As for the activity file, the building file should be created and placed in a case study folder, and named Building type weights.csv
. The table below show a snippet example of a file content:
Age min | Age max | sex | playground | park | cinema | place_of_worship |
---|---|---|---|---|---|---|
0 | 10 | 0 | 1.0 | 1.0 | 0.5 | 0.5 |
0 | 10 | 1 | 1.0 | 1.0 | 0.5 | 0.5 |
11 | 18 | 0 | 0.2 | 0.5 | 1.0 | 0.5 |
11 | 18 | 1 | 0.2 | 0.5 | 1.0 | 0.5 |
19 | 60 | 0 | 1.0 | 1.0 | 1.0 | 1.0 |
19 | 60 | 1 | 1.0 | 1.0 | 1.0 | 2.0 |
61 | 120 | 0 | 2.0 | 2.0 | 0.5 | 1.0 |
61 | 120 | 1 | 2.0 | 2.0 | 0.5 | 2.0 |
Redefining parameter values
As a general advice, parameters in Parameters.gaml
and variables (e.g. in Global.gaml
) of COMOKIT should be redefined in user models: it is good practice to redefine them in a global
section of a user created GAML file. For example, to redefine the number of infected and recovered individuals at the beginning of a simulation, open or create a new GAML file, import all required files from COMOKIT and assign new values as follow:
global {
int num_infected_init <- 10;
int num_recovered_init <- 500;
}
As a general guideline, do not change the values of parameters directly in the COMOKIT code, but rather in your own model (that imports COMOKIT). This advice is not mandatory at all, and modifying your local version of COMOKIT is functional. However, for the sake of clarity, it is recommended to redefine the parameters/variables of interest for you, in a model specific user created file.
Calibration of the transmission rate value (β)
The parameter β, referred as Successful_contact_rate_human
in the file Epidemiological Parameters.csv
, which stands for the transmission rate over a day of Covid-19 in COMOKIT determines the probability of any infectious agent to infect a susceptible one during a contact. It is splited into β_1 and β_2 with indexes representing transmission rate for symptomatic and asymptomatic respectively (see Complete O.D.D). The parameter Factor_asymptomatic
define the weight applied to β_1 in order to obtain β_2; meaning that we can focus on β as an autonomous parameter (i.e. as it is β_1 from which β_2 is derived from). Its value can be calibrated to reproduce a given R0, using the BetaCalibration.gaml
file. The process is twofold: first it is required to know the actual contact rate within your model and then, the second step makes it possible to elicit the best β value to reproduce a given R0 factor, using an approximation of the contact rate produced in the first step.

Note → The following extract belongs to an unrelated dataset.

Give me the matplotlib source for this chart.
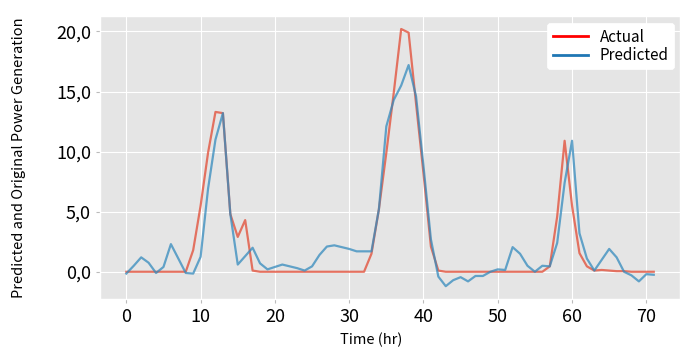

The experiment batch_Contact_Tracking
makes use of the No Containment.gaml
model to summarize the contact pattern of agent: how many contacts per days of week and weekends, average and median values. The only required parameter is the duration_xp
float variable that gives the length of one run in simulated time (default is one month). Values are estimated over replications of the model (no containment, unhindered outbreak), that can be changes (12 by default). Beside the number of contacts the experiment also estimates a β (let’s call it β’) value based on average/median contact per step and a given R0: β’ is equal to R0 divided by the length of the infectious period, divided by the number of contact per day. Those values are stored in a csv file COMOKIT/beta_output/Contact_and_Beta.csv
and can be used to further calibrate β
The experiment estimate_beta
makes it possible to further refine the value of β according to contact pattern within COMOKIT. In fact the first computed estimate of β does not take into account the type of agents that are in contacts, although $\beta$ is only significant when an infectious agent meets a susceptible one. The dynamic of the model behind the calibration of β is a very simplified setup with no explicit spatial representation and controled number of contact based on previously estimated value: agents might be in contact with any other agent, pretty much like in a compartement model, and elicit uniformaly a n number of agent to meet during one step of simulation. By default n will be the average number of contact per step computed using the batch_Contact_Tracking
experiment. By the end of one simulation actual reproduction number (called Re) is computed as the mean of the number of infected agent by any infectious agent excluding those that do not spread the desease. The fitness of the calibration process is simply the euclidian distance between R0 and Re.